I looked in my closet after I dropped my son off at school. I actually had some new clothes---at the beginning of September, before the poop hit the fan and we all started stepping in it, I bought a pair of black jeans; a low-cut, red, sleeveless tunic, and a blue, casual, wear-with-jeans shirt. The pants were too tight to teach in . I had bought them during a "thinute," a brief minute when I was two pounds thinner than usual. (Translation: Dehydrated.) The shirt was too sexy to do more than dance in. Besides, it was lightweight and sleeveless, which meant its wearable moment had passed.
There was only one thing to do: Return it all. Or maybe exchange it all, and get something new that way. I threw my clothes in a cloth shoulder bag and drove to Summit to one of my favorite stores of all time. Nothing in the store costs more than $400, and most of it costs between $100 and $200. The saleswomen are terrific---most of them are middle-aged Moms. Even the ones who are twentysomething and childless have been trained to relate to those of us who are fortysomething and still running around in jean jackets and flip-flops.
I pulled into a parking space half a block from the store. Another woman in a white sports car pulled up behind me. She was blonde, short and chic, and we approached our meters at exactly the same moment. There were nine minutes left on my meter; not enough time to walk down the block, return my clothes and get back in the car. I put a quarter in. That gave me 39 minutes to return and/or shop, but not enough time to do any real damage. The woman at the meter next to me saw the reusable, gray, cloth Willow Street (http://www.Willowst.com) shoulder bag in my hand.
She smiled at my bag and said, "Have fun shopping."
"I'm returning," I said. "That's not as much fun."
At the store, a saleswoman greeted me (she knows me too well). I handed my bag to her and said apologetically, "I'm returning." She smiled and took the bag. "I may look around," I added. She smiled again.
I did look around and actually took two shirts to try on. Then, at the register, I saw an attractive woman with a big red bag of stuff. "My husband works for Lehman," the woman said apologetically. She started to describe what his job had been and what he had been trying to do. Then she started taking a large pile of jeans and shirts out of the bag. She was returning a lot. "I left the belt in the car," she said, and ran out to get it.
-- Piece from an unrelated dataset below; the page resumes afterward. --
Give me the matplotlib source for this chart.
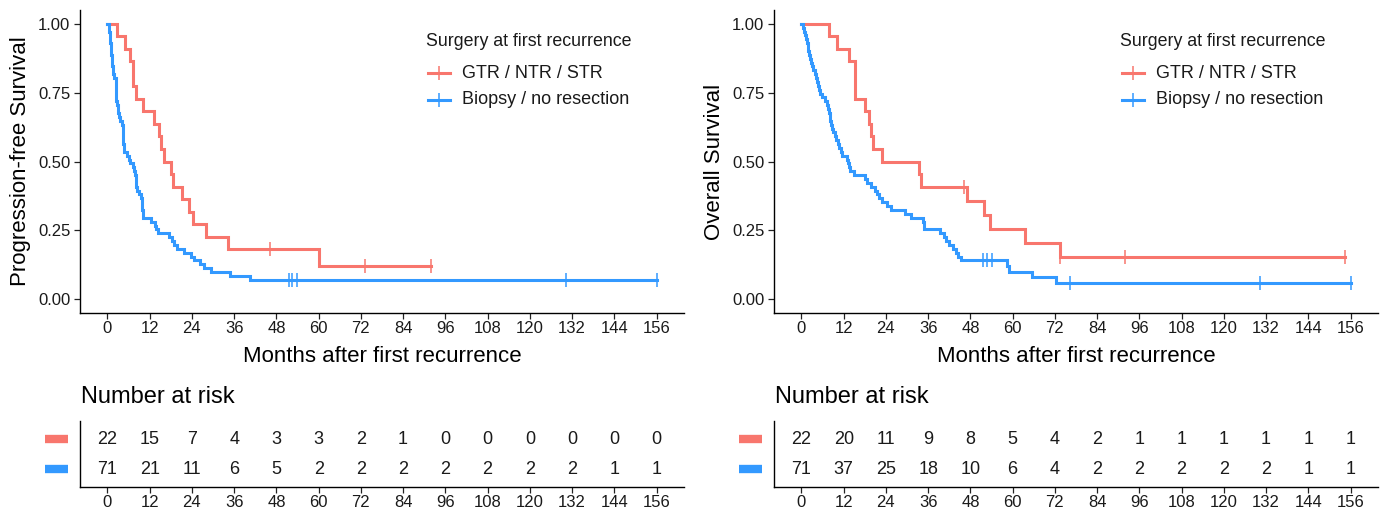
import numpy as np
import matplotlib
matplotlib.use("Agg")
import matplotlib.pyplot as plt
from matplotlib.lines import Line2D

plt.rcParams['font.family'] = ['Liberation Sans', 'DejaVu Sans']

# ---------------- data (months) ----------------
group_labels = ["GTR / NTR / STR", "Biopsy / no resection"]
legend_title = "Surgery at first recurrence"

# Progression-free survival
pfs_gtr_events = [2.75, 4.9, 6.3, 7.2, 7.2, 8.2, 10.0, 13.35, 14.6, 15.3, 16.0, 18.1,
                  18.6, 21.2, 23.1, 24.2, 28.0, 34.2, 60.2]
pfs_gtr_censored = [46.3, 73.3, 91.8]
pfs_bio_events = [0.4, 0.5, 0.6, 0.7, 0.8, 0.9, 1.0, 1.1, 1.2, 1.3, 1.4, 1.5, 1.6,
                  2.0,
                  2.3, 2.35, 2.4, 2.45, 2.5, 2.55, 2.6,
                  2.9, 3.1, 3.4, 3.7,
                  4.1,
                  4.4, 4.43, 4.46, 4.5, 4.53, 4.56, 4.6,
                  5.5,
                  6.1, 6.3,
                  7.3, 7.6, 7.95,
                  8.05, 8.15, 8.25, 8.4,
                  8.9, 9.4,
                  9.85, 9.9, 9.95, 10.0, 10.1,
                  12.4, 13.6, 13.9, 14.3,
                  17.5, 18.3, 19.0, 19.8,
                  21.7, 23.6, 24.5, 26.4, 27.4, 29.3, 34.9, 40.6]
pfs_bio_censored = [51.5, 52.5, 53.9, 130.4, 156.0]

# Overall survival
os_gtr_events = [7.95, 10.1, 13.6, 15.3, 15.3, 15.3, 18.0, 19.1, 19.9, 20.4, 22.9,
                 33.5, 34.1, 47.1, 52.0, 53.7, 63.6, 73.4]
os_gtr_censored = [46.3, 73.4, 91.8, 154.5]
os_bio_events = [0.5, 0.8, 1.0, 1.3, 1.6, 1.8, 2.0, 2.2, 2.4, 2.6, 3.0, 3.4, 3.8, 4.1,
                 4.5, 4.7, 4.9, 5.4, 5.9, 6.6, 7.3, 7.5, 7.7, 8.0, 8.2, 8.5, 8.7, 9.0,
                 9.4, 9.7, 10.4, 10.8, 11.2, 11.6, 13.0, 13.3, 13.6, 13.9, 14.8, 18.0,
                 18.7, 19.8, 21.0, 21.5, 22.0, 23.0, 24.3, 25.5, 29.5, 31.0, 34.5, 34.7,
                 34.9, 39.5, 40.5, 41.2, 41.8, 43.0, 43.8, 44.5, 45.2, 58.4, 59.0, 65.5,
                 72.2]
os_bio_censored = [51.6, 52.8, 54.0, 76.4, 130.4, 156.0]

# Number at risk tables
risk_times = [0, 12, 24, 36, 48, 60, 72, 84, 96, 108, 120, 132, 144, 156]
pfs_risk_gtr = [22, 15, 7, 4, 3, 3, 2, 1, 0, 0, 0, 0, 0, 0]
pfs_risk_bio = [71, 21, 11, 6, 5, 2, 2, 2, 2, 2, 2, 2, 1, 1]
os_risk_gtr = [22, 20, 11, 9, 8, 5, 4, 2, 1, 1, 1, 1, 1, 1]
os_risk_bio = [71, 37, 25, 18, 10, 6, 4, 2, 2, 2, 2, 2, 1, 1]

y_ticks = [0.0, 0.25, 0.50, 0.75, 1.00]

colors = ["#F8766D", "#3399FF"]


def kaplan_meier(events, censored):
    t = np.concatenate([np.asarray(events, float), np.asarray(censored, float)])
    d = np.concatenate([np.ones(len(events)), np.zeros(len(censored))])
    uniq = np.unique(t)
    xs, ys = [0.0], [1.0]
    cx, cy = [], []
    s = 1.0
    for u in uniq:
        at_risk = np.sum(t >= u)
        ev = np.sum((t == u) & (d == 1))
        cen = np.sum((t == u) & (d == 0))
        if ev > 0:
            s = s * (1 - ev / at_risk)
        xs.append(u)
        ys.append(s)
        if cen > 0:
            cx.append(u)
            cy.append(s)
    return np.array(xs), np.array(ys), cx, cy


W, H = 1381, 515
fig = plt.figure(figsize=(W / 100, H / 100), dpi=100)


def fx(px):
    return px / W


def fy(py):
    return 1 - py / H


panels = [
    dict(left=80, ylabel="Progression-free Survival",
         curves=[(pfs_gtr_events, pfs_gtr_censored), (pfs_bio_events, pfs_bio_censored)],
         risk=[pfs_risk_gtr, pfs_risk_bio]),
    dict(left=774, ylabel="Overall Survival",
         curves=[(os_gtr_events, os_gtr_censored), (os_bio_events, os_bio_censored)],
         risk=[os_risk_gtr, os_risk_bio]),
]

pw = 604
ph_top, ph_bot = 10, 313
xlim = (-7.8, 163.8)
tick_col = "#222222"
txt_col = "#1a1a1a"

for p in panels:
    L = p["left"]
    ax = fig.add_axes([fx(L), fy(ph_bot), fx(pw), (ph_bot - ph_top) / H])

    def ax_xy(px, py):
        return ((px - L) / pw, (ph_bot - py) / (ph_bot - ph_top))

    for (ev, ce), col in zip(p["curves"], colors):
        xs, ys, cx, cy = kaplan_meier(ev, ce)
        ax.step(xs, ys, where="post", color=col, lw=2.2, solid_joinstyle="miter")
        ax.plot(cx, cy, ls="none", marker="|", ms=10, mew=1.1, color=col)
    ax.set_xlim(*xlim)
    ax.set_ylim(-0.05, 1.05)
    ax.set_xticks(risk_times)
    ax.set_yticks(y_ticks)
    ax.set_yticklabels([f"{v:.2f}" for v in y_ticks])
    for s in ["top", "right"]:
        ax.spines[s].set_visible(False)
    for s in ["left", "bottom"]:
        ax.spines[s].set_linewidth(1.0)
        ax.spines[s].set_color("black")
    ax.tick_params(axis="both", labelsize=12, length=4, width=0.9, color=tick_col,
                   labelcolor=txt_col, pad=1.5)
    ax.tick_params(axis="y", pad=3)
    ax.text(-0.099, 0.5, p["ylabel"], rotation=90, ha="center", va="center",
            fontsize=16, transform=ax.transAxes)
    ax.text(0.5, -0.142, "Months after first recurrence", ha="center", va="center",
            fontsize=16, transform=ax.transAxes)

    # legend (drawn inside the panel, like ggplot's legend.position)
    tx0, ty0 = ax_xy(L + 346, 42)
    ax.text(tx0, ty0, legend_title, ha="left", va="center", fontsize=12.8,
            color=txt_col, transform=ax.transAxes)
    for i, (lab, col) in enumerate(zip(group_labels, colors)):
        py = 73 + 27 * i
        k0, ky = ax_xy(L + 348, py)
        k1, _ = ax_xy(L + 370, py)
        km_, _ = ax_xy(L + 359, py)
        ax.add_line(Line2D([k0, k1], [ky, ky], color=col, lw=2.2,
                           transform=ax.transAxes))
        ax.add_line(Line2D([km_], [ky], color=col, ls="none", marker="|", ms=10,
                           mew=1.1, transform=ax.transAxes))
        lx, _ = ax_xy(L + 382, py)
        ax.text(lx, ky, lab, ha="left", va="center", fontsize=13, color=txt_col,
                transform=ax.transAxes)

    # risk table
    tx = fig.add_axes([fx(L), fy(487), fx(pw), 66 / H])
    tx.set_xlim(*xlim)
    tx.set_ylim(0.4, 2.6)
    for row, (vals, col) in enumerate(zip(p["risk"], colors)):
        yv = 2 - row
        for t, v in zip(risk_times, vals):
            tx.text(t, yv, str(v), ha="center", va="center", fontsize=13, color=txt_col)
        tx.plot([-0.058, -0.02], [yv, yv], color=col, lw=6, solid_capstyle="butt",
                transform=tx.get_yaxis_transform(), clip_on=False)
    tx.set_yticks([])
    tx.set_xticks(risk_times)
    for s in ["top", "right"]:
        tx.spines[s].set_visible(False)
    for s in ["left", "bottom"]:
        tx.spines[s].set_linewidth(1.0)
        tx.spines[s].set_color("black")
    tx.tick_params(axis="x", labelsize=12, length=4, width=0.9, color=tick_col,
                   labelcolor=txt_col, pad=1.5)
    fig.text(fx(L + 1), fy(397), "Number at risk", ha="left", va="center", fontsize=17)

fig.savefig("out.png", dpi=100)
I was rubber-necking. I couldn't help myself. Sweat started to accumulate on the back of my neck.
I thought about the shirts I was thinking of trying on. I didn't need them, and reminded myself that the only clothes I was allowed to buy was one outfit appropriate for religious occasions and a pair of new pants to teach in. What I didn't need were more casual clothes---which were exactly the things I was holding in my hands.
I don't know what I did with those shirts. I hope I didn't drop them on the floor. I know I arrived at the register empty-handed. I took my place behind the absent woman's bag of clothes, handed my receipts to the saleswoman and said, "I'm going to save this credit for when I really need something." The saleswoman showed me how much credit I had---close to $300. Then she pointed out that I still had a 10% discount towards my next purchase, but I had to use it by October 17. The future discount is the reward the store gives out if you use the reusable cloth bag, instead of a paper shopping bag. It's a clever idea---the store doesn't waste paper, and you have an incentive to come back fast and shop. Will I be back by October 17? Perhaps---on a wing and a prayer.